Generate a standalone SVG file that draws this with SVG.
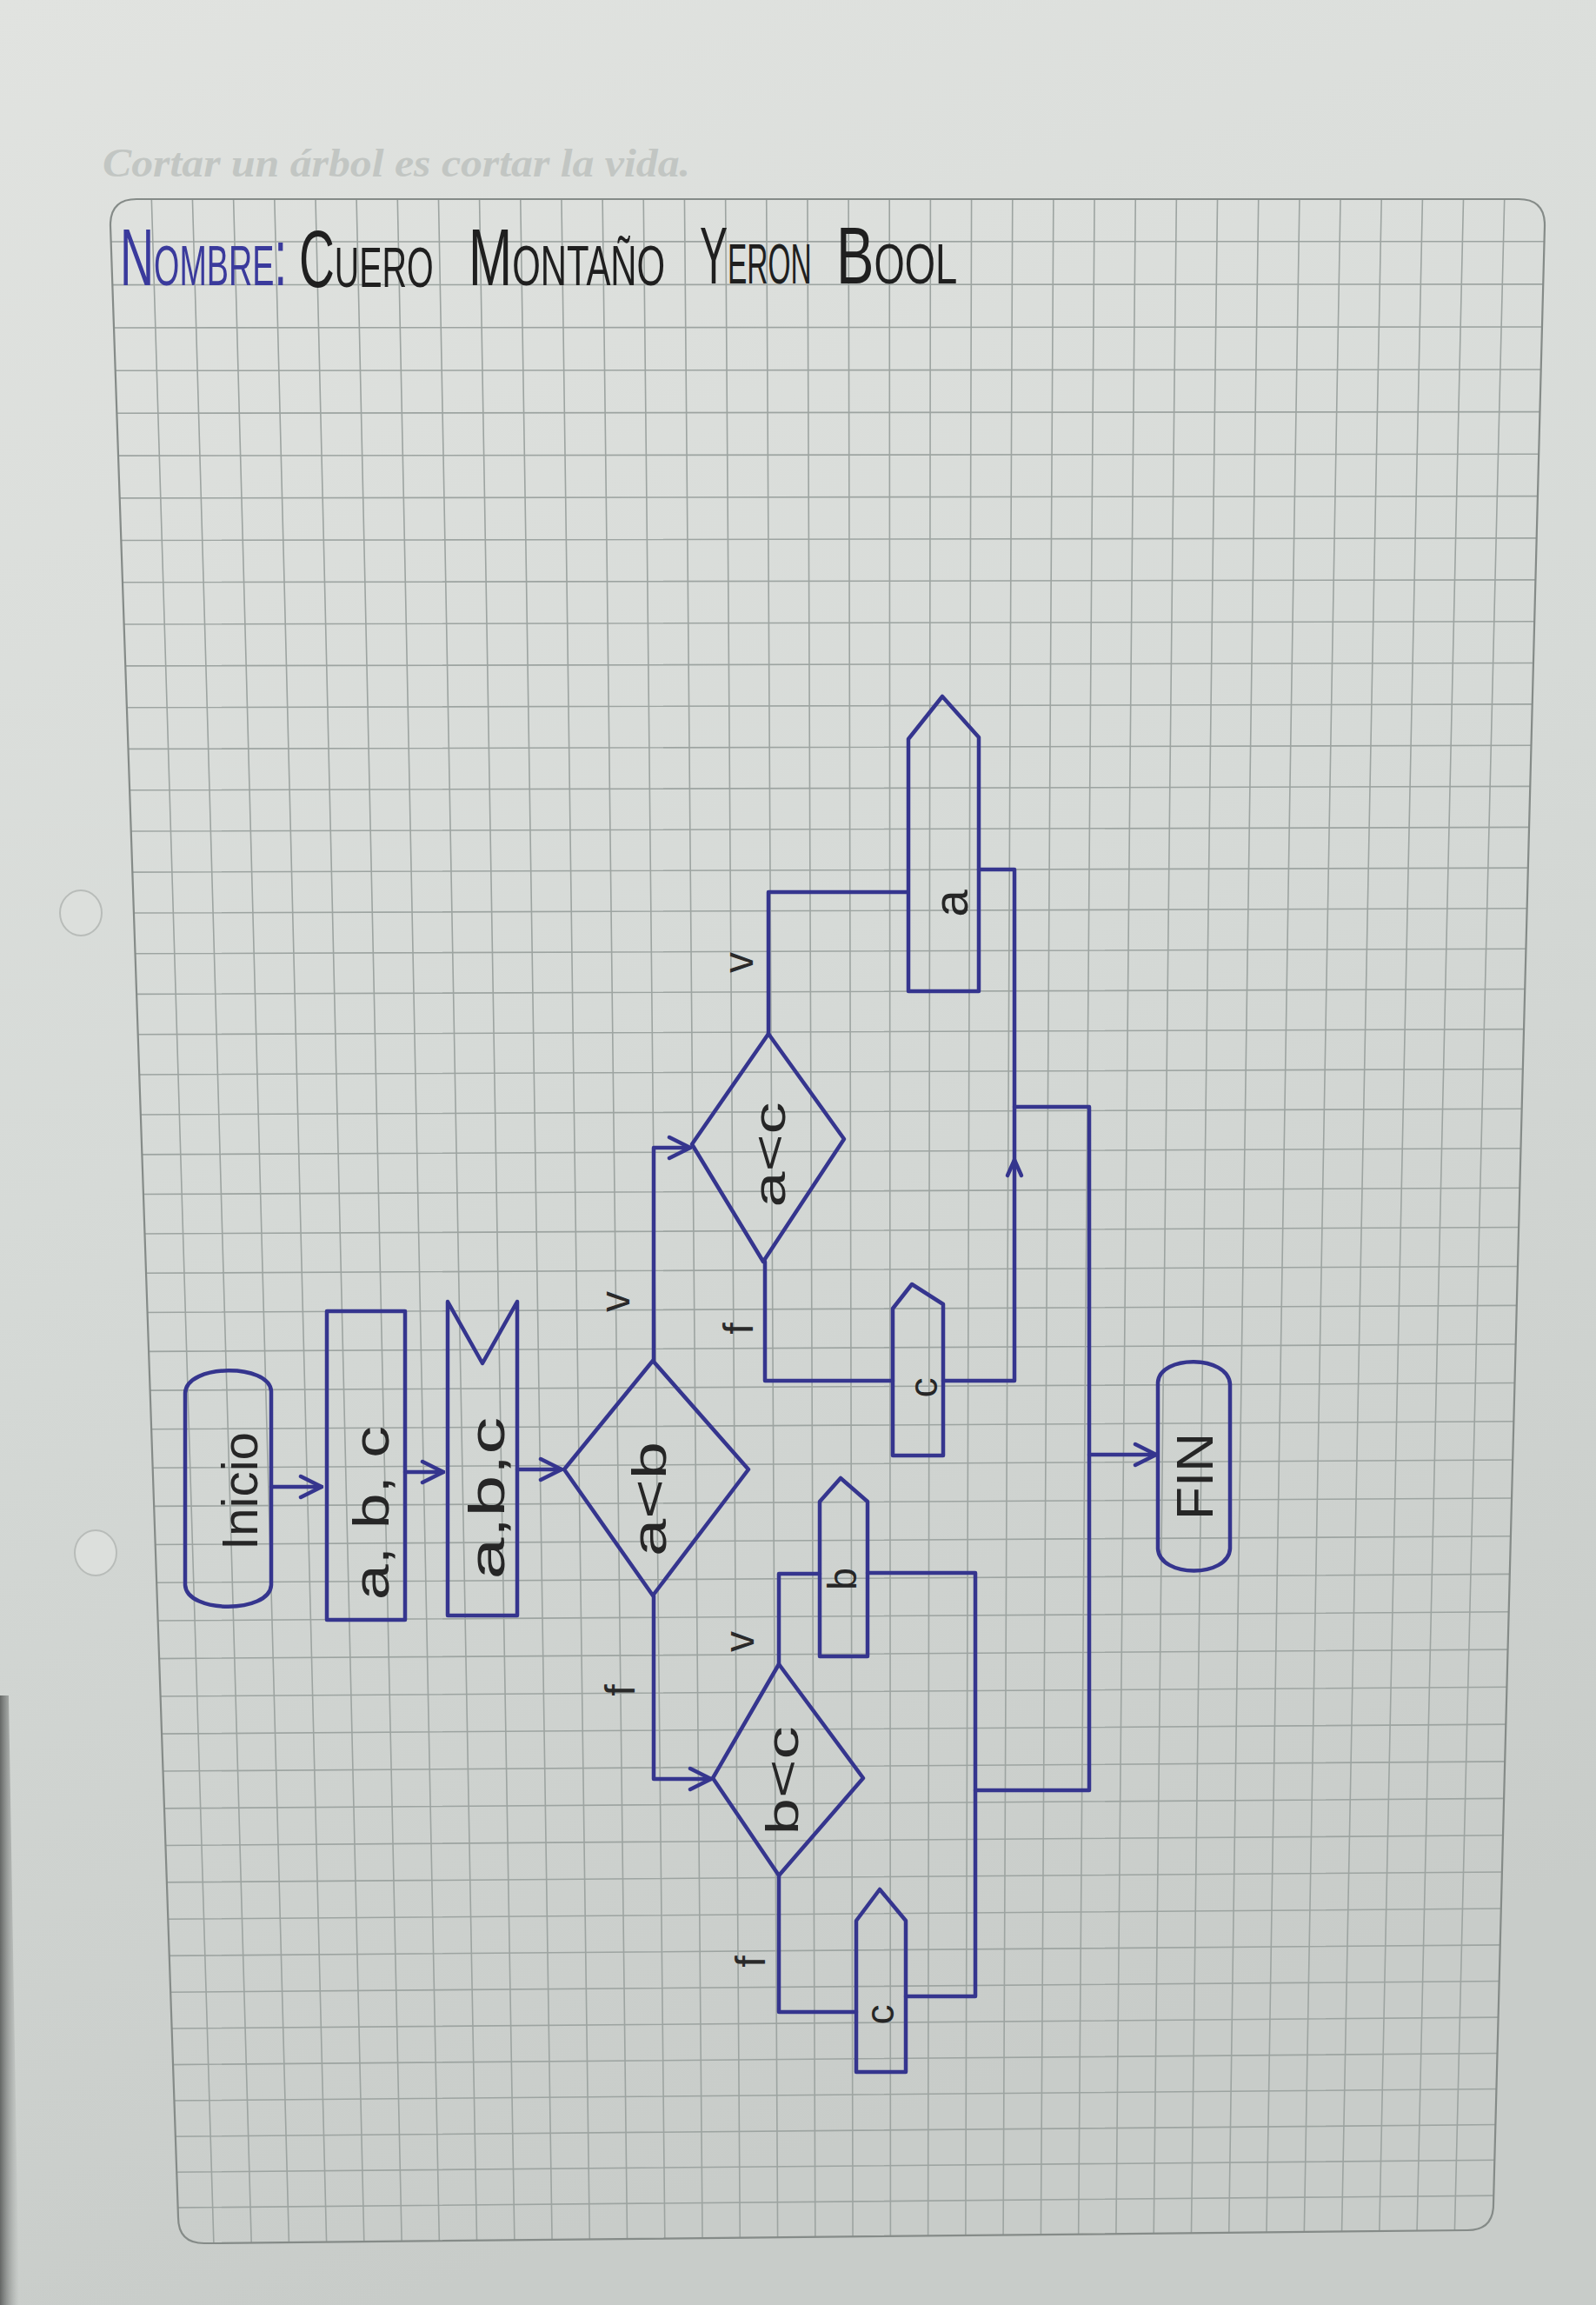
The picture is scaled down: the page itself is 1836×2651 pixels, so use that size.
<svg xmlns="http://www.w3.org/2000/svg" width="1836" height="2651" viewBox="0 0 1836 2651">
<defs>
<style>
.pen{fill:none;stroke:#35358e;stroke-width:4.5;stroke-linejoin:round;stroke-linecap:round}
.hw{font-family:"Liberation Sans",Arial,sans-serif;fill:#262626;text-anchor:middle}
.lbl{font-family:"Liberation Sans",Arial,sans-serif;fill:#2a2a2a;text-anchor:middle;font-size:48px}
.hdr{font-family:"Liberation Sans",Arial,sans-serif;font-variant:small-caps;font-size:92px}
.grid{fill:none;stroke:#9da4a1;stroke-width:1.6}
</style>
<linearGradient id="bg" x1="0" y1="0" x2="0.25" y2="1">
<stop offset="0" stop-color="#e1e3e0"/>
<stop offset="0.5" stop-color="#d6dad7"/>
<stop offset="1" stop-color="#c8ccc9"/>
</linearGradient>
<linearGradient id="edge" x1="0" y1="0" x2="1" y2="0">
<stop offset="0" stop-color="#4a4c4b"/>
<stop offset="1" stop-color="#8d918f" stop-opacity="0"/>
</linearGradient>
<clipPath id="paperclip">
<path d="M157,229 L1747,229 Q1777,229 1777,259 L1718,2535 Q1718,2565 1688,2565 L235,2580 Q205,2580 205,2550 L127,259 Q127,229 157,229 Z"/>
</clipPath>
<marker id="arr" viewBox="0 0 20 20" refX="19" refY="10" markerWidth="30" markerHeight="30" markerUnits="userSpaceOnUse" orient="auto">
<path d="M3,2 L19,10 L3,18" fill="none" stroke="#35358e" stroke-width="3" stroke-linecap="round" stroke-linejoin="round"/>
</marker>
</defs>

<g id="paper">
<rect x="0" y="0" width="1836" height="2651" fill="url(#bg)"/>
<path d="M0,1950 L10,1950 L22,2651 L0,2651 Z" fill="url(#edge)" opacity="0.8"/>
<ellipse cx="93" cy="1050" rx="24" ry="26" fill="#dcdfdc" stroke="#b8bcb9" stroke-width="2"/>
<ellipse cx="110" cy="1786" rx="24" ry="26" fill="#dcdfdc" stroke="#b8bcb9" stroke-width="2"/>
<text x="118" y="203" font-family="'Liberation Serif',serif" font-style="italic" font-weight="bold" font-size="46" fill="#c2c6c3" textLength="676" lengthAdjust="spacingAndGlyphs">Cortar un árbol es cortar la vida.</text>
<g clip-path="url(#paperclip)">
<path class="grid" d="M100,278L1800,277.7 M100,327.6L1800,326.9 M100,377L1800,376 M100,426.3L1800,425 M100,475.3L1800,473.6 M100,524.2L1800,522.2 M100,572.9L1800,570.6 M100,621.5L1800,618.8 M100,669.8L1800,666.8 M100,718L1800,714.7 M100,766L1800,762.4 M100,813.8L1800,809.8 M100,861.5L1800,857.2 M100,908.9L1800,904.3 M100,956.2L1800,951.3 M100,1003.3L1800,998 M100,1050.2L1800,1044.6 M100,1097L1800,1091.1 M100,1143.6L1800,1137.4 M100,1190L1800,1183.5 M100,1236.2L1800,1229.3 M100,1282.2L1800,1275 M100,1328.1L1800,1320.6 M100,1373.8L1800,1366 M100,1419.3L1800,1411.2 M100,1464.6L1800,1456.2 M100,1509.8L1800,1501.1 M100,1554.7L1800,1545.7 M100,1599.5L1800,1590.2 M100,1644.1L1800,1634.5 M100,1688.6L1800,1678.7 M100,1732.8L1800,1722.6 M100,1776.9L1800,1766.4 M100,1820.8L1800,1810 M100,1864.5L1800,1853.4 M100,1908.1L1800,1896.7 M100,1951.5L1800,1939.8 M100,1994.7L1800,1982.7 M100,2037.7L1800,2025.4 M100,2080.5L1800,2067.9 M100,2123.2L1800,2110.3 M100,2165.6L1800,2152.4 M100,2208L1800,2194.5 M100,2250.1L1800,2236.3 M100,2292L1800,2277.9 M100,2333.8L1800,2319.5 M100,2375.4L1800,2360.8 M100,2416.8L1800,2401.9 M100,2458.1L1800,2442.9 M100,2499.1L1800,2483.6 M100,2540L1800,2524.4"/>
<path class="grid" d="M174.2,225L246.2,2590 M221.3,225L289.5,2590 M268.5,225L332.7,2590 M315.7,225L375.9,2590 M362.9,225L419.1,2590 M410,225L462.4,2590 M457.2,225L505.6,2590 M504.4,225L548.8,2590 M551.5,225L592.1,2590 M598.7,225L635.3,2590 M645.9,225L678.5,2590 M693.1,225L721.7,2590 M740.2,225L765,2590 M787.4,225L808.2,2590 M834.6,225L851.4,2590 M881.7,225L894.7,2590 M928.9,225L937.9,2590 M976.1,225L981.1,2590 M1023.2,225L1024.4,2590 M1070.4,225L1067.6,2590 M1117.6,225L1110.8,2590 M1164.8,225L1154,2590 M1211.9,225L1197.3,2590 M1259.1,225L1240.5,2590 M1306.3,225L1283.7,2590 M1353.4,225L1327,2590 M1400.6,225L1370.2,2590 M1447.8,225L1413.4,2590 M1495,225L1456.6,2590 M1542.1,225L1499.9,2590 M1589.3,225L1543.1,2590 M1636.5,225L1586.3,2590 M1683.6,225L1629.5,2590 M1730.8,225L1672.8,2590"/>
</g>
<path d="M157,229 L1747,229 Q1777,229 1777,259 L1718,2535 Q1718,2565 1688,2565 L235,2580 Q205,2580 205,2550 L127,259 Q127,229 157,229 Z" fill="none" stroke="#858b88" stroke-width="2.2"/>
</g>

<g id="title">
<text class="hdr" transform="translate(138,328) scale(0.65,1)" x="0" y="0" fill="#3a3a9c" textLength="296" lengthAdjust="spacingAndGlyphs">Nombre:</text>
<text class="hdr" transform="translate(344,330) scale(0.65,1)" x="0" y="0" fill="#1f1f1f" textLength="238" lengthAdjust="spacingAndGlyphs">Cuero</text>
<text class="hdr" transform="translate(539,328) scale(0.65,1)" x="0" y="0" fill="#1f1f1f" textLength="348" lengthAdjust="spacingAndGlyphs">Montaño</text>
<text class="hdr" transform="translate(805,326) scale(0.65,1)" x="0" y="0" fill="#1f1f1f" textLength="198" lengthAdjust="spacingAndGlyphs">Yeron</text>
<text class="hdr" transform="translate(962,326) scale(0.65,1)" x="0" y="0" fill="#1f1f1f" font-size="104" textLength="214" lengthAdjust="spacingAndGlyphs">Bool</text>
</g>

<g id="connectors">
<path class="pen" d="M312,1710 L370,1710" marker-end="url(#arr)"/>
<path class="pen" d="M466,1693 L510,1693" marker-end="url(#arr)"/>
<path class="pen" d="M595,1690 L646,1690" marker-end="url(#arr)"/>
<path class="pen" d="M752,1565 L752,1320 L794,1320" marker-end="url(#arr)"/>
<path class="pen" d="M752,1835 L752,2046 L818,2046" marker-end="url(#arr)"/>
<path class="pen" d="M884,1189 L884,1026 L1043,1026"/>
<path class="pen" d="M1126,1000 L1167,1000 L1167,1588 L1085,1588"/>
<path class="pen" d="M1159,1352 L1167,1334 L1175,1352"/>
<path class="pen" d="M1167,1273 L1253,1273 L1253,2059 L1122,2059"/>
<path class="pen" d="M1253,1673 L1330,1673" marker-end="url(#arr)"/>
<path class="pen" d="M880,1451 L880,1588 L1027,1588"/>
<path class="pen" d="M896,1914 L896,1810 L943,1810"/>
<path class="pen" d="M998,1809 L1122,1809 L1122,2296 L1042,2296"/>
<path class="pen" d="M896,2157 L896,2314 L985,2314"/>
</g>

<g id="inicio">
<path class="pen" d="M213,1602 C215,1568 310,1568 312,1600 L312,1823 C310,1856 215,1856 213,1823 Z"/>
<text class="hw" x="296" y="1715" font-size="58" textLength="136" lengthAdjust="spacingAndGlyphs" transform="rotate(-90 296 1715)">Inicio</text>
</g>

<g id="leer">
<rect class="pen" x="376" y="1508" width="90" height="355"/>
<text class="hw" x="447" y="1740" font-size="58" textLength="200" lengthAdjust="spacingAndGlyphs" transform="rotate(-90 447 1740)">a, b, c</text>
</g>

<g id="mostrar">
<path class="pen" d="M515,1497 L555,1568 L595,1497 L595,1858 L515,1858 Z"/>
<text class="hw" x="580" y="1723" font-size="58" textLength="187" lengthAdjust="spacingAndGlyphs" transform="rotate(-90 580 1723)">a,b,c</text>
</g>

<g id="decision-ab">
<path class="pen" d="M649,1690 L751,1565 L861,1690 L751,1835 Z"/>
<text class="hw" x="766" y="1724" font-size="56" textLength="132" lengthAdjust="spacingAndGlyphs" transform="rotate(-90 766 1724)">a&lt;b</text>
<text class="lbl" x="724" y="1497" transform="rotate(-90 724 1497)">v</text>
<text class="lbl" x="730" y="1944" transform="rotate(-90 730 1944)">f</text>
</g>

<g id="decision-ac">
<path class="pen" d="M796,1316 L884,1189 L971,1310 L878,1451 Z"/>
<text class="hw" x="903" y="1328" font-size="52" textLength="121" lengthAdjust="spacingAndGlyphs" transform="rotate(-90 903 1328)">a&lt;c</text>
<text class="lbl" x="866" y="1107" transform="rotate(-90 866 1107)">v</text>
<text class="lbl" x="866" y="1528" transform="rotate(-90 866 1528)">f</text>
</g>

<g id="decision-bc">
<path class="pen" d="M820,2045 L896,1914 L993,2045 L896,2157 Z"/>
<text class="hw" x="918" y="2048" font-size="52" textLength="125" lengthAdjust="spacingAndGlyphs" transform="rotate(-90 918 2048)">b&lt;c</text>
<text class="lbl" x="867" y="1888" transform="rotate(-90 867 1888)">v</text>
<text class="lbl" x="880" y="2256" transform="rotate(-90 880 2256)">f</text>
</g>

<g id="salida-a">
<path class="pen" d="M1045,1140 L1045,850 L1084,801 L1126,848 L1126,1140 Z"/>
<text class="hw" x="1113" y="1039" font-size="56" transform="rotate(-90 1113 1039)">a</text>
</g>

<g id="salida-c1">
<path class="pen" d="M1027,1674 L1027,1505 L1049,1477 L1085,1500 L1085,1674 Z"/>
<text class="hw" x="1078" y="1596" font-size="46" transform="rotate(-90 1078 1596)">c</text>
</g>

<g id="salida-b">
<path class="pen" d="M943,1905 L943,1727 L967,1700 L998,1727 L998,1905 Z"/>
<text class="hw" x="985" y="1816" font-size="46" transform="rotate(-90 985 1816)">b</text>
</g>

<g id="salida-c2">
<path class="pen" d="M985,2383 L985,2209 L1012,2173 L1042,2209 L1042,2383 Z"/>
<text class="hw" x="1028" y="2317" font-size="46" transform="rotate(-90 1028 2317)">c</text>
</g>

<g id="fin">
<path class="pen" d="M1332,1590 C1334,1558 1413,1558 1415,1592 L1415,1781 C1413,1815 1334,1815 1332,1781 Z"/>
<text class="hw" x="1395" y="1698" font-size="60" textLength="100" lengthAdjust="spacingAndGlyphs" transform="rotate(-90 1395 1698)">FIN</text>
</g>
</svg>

Work instructions:
Give the number of lines containing the word "that". No other answer is needed.

Output of the exercise:
2